Зимою 1886 г. я имел случай оценить просвещённый либерализм Драгомирова. Это было время рождественских праздников. По случаю волнений среди студентов петербургский университет был закрыт. Находясь в гостях у тайного советника Петрова, тогда товарища министра двора, я неосторожно заспорил с молодым Петровым и его товарищем - оба студенты университета, старясь убедить их, что «белоподкладочники» стоят во всех отношениях ниже «бунтарей», которые рискуют даже головой за исповедуемые ими истины.

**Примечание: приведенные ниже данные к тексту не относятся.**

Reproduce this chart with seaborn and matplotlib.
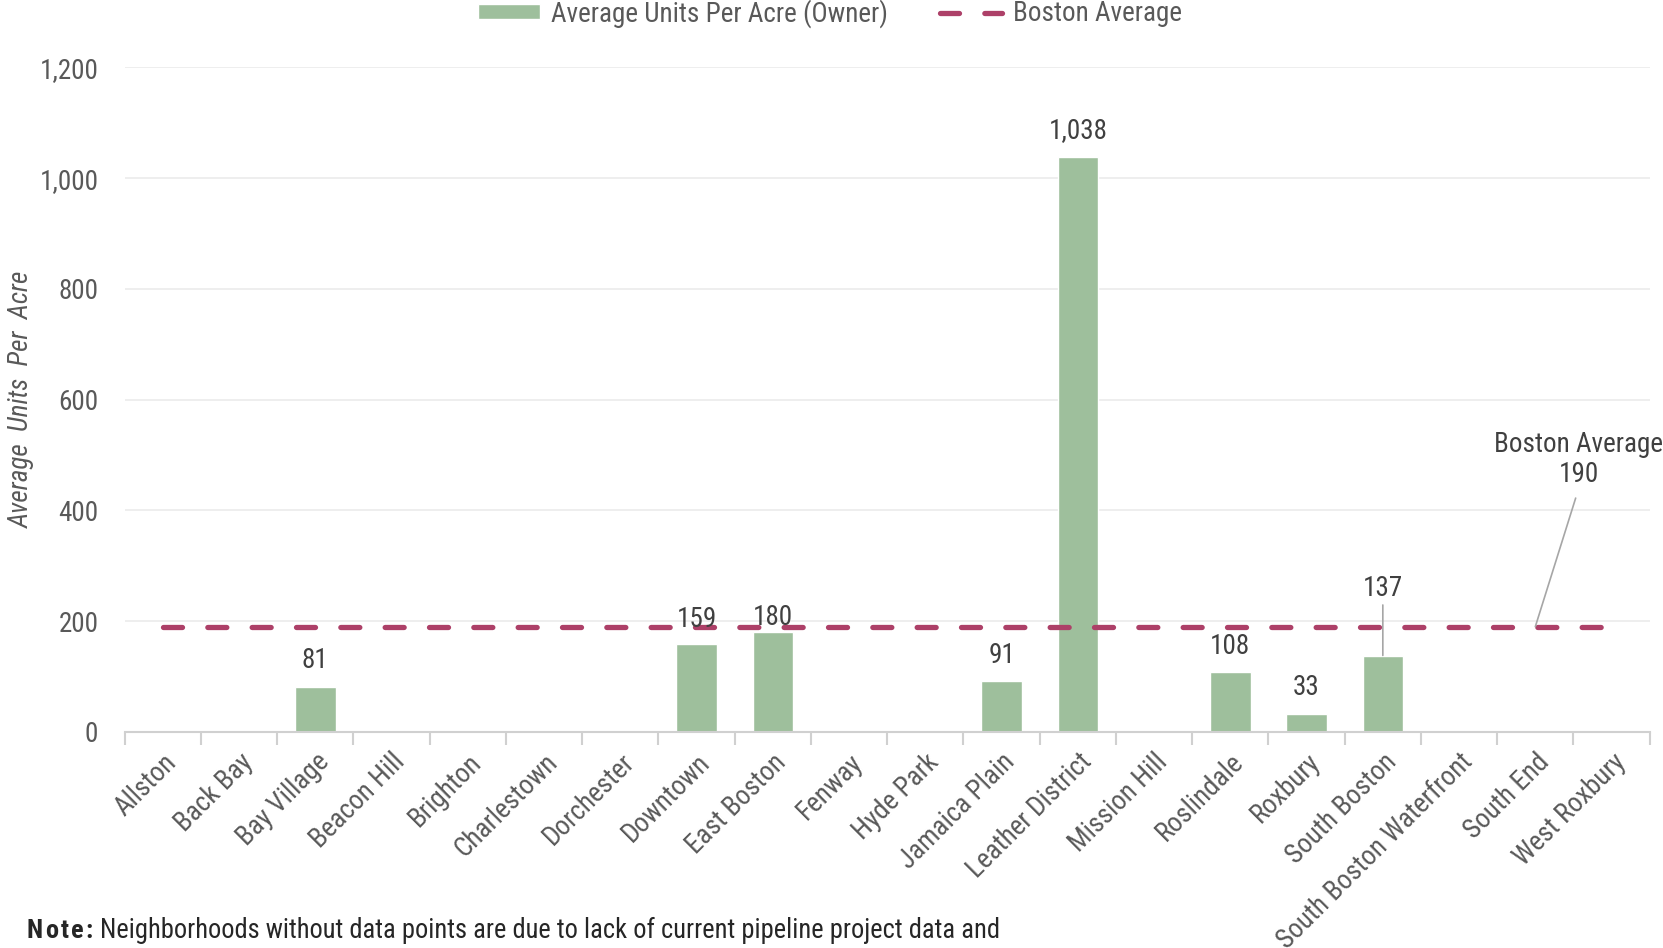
import matplotlib
matplotlib.use("Agg")
import matplotlib.pyplot as plt
import seaborn as sns
import numpy as np
import pandas as pd

neighborhoods = ["Allston", "Back Bay", "Bay Village", "Beacon Hill", "Brighton",
                 "Charlestown", "Dorchester", "Downtown", "East Boston", "Fenway",
                 "Hyde Park", "Jamaica Plain", "Leather District", "Mission Hill",
                 "Roslindale", "Roxbury", "South Boston", "South Boston Waterfront",
                 "South End", "West Roxbury"]
units_per_acre = [np.nan, np.nan, 81, np.nan, np.nan, np.nan, np.nan, 159, 180, np.nan,
                  np.nan, 91, 1038, np.nan, 108, 33, 137, np.nan, np.nan, np.nan]
boston_average = 190
y_ticks = [0, 200, 400, 600, 800, 1000, 1200]

BAR = "#9ebf9c"
LINE = "#ad4068"
TXT = "#595959"
FS = 19.5

sns.set_theme(style="white")
plt.rcParams["font.family"] = ["Roboto Condensed", "Roboto", "DejaVu Sans"]

df = pd.DataFrame({"Neighborhood": neighborhoods, "Units": units_per_acre})

fig = plt.figure(figsize=(16.63, 9.48), dpi=100)
ax = fig.add_axes([0.075, 0.228, 0.917, 0.701])

sns.barplot(data=df, x="Neighborhood", y="Units", order=neighborhoods, color=BAR,
            width=0.53, edgecolor="white", linewidth=1, saturation=1, ax=ax,
            label="Average Units Per Acre (Owner)")

xs = np.arange(len(neighborhoods))
ax.plot(xs, [boston_average] * len(xs), color=LINE, lw=3.8, dashes=(3.6, 4.8),
        dash_capstyle="round", label="Boston Average", zorder=3)

ax.set_xlim(-0.5, len(neighborhoods) - 0.5)
ax.set_ylim(0, 1200)
ax.set_yticks(y_ticks)
ax.set_yticklabels([f"{v:,}" for v in y_ticks])
ax.yaxis.grid(True, color="#ebebeb", lw=1.2)
ax.set_axisbelow(True)
for s in ["top", "right", "left"]:
    ax.spines[s].set_visible(False)
ax.spines["bottom"].set_color("#d0d0d0")
ax.spines["bottom"].set_linewidth(1.5)

ax.set_xticks(xs)
ax.set_xticklabels(neighborhoods, rotation=45, ha="right", rotation_mode="anchor",
                   fontsize=FS, color=TXT)
ax.tick_params(axis="x", which="major", length=0, pad=12)
ax.set_xticks(np.arange(-0.5, len(neighborhoods)), minor=True)
ax.tick_params(axis="x", which="minor", length=9, width=1.5, color="#d0d0d0", bottom=True)
ax.tick_params(axis="y", length=0, pad=19, labelsize=FS, labelcolor=TXT)

ax.set_xlabel("")
ax.set_ylabel("Average  Units  Per  Acre", fontsize=FS, color=TXT, style="italic")
ax.yaxis.set_label_coords(-0.059, 0.5)

# value labels
offsets = {"Downtown": 8, "East Boston": 1}
for i, (n, v) in enumerate(zip(neighborhoods, units_per_acre)):
    if np.isnan(v) or n == "South Boston":
        continue
    ax.annotate(f"{int(v):,}", (i, v), xytext=(0, offsets.get(n, 9)),
                textcoords="offset points", ha="center", va="bottom",
                fontsize=FS, color="#404040")
sb = neighborhoods.index("South Boston")
ax.annotate(f"{int(units_per_acre[sb]):,}", xy=(sb, 138), xytext=(sb, 235),
            ha="center", va="bottom", fontsize=FS, color="#404040",
            arrowprops=dict(arrowstyle="-", color="#a6a6a6", lw=1.2, shrinkA=0, shrinkB=0))

ax.annotate(f"Boston Average\n{boston_average}", xy=(18.0, 190), xytext=(18.57, 440),
            ha="center", va="bottom", fontsize=FS, color="#404040", linespacing=1.15,
            arrowprops=dict(arrowstyle="-", color="#a6a6a6", lw=1.2, shrinkA=5, shrinkB=0,
                            relpos=(0.5, 0.0)))

handles, labels = ax.get_legend_handles_labels()
order = [labels.index("Average Units Per Acre (Owner)"), labels.index("Boston Average")]
leg = ax.legend([handles[k] for k in order], [labels[k] for k in order],
                loc="center", bbox_to_anchor=(0.499, 0.986), bbox_transform=fig.transFigure,
                ncol=2, frameon=False, fontsize=FS, handlelength=2.3, handleheight=0.5,
                columnspacing=1.9, handletextpad=0.4)
for t in leg.get_texts():
    t.set_color(TXT)

# letter-spaced bold "Note:"
prev = fig.text(0.016, 0.018, "N", fontsize=19, weight="bold", color="#262626",
                va="center", ha="left")
for ch in "ote:":
    prev = ax.annotate(ch, xy=(1, 0.5), xycoords=prev, xytext=(1.6, 0),
                       textcoords="offset points", va="center", ha="left", fontsize=19,
                       weight="bold", color="#262626", annotation_clip=False)
ax.annotate("Neighborhoods without data points are due to lack of current pipeline project data and",
            xy=(1, 0.5), xycoords=prev, xytext=(5, 0), textcoords="offset points",
            va="center", ha="left", fontsize=19.1, color="#262626", annotation_clip=False)

fig.savefig("out.png", dpi=100)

Впоследствии я узнал, что Драгомирову это известно стало во время крещенского парада; но он пропустил это мимо ушей.

А время тогда было очень строгое.

Весьма характерным показался мне и следующий эпизод, который привёл меня в контакт с местной полицией. Жила тогда в Петербурге родственница моя, молодая девушка-еврейка, проходившая курс в консерватории. Конечно, её постоянно тормошили околоточные за проживание в столице без права, всё время грозя высылкой. Наконец, зимой 1886 г. полиция окончательно решила выслать консерваторку из Петербурга на родину. Мне хотелось помочь как-нибудь, и я отправился к градоначальнику, которым был тогда фон Валь, известный жидоед. Чтобы подкрепить моё ходатайство, я заявил, что девушка эта моя родственница. Видя перед собою молодого подпоручика в парадной форме, Валь вдруг весело и игриво подмигнул мне одним глазом: понимаем, мол, с какой стороны «молодая жидовочка» приходится родственницей молодому офицеру, и прибавил: пожалуй, пользуйтесь, оставляю вам вашу «родственницу». Я даже не сразу понял игривость этого намёка и только после догадался о его заблуждении. Всё же я остался доволен исходом моего ходатайства.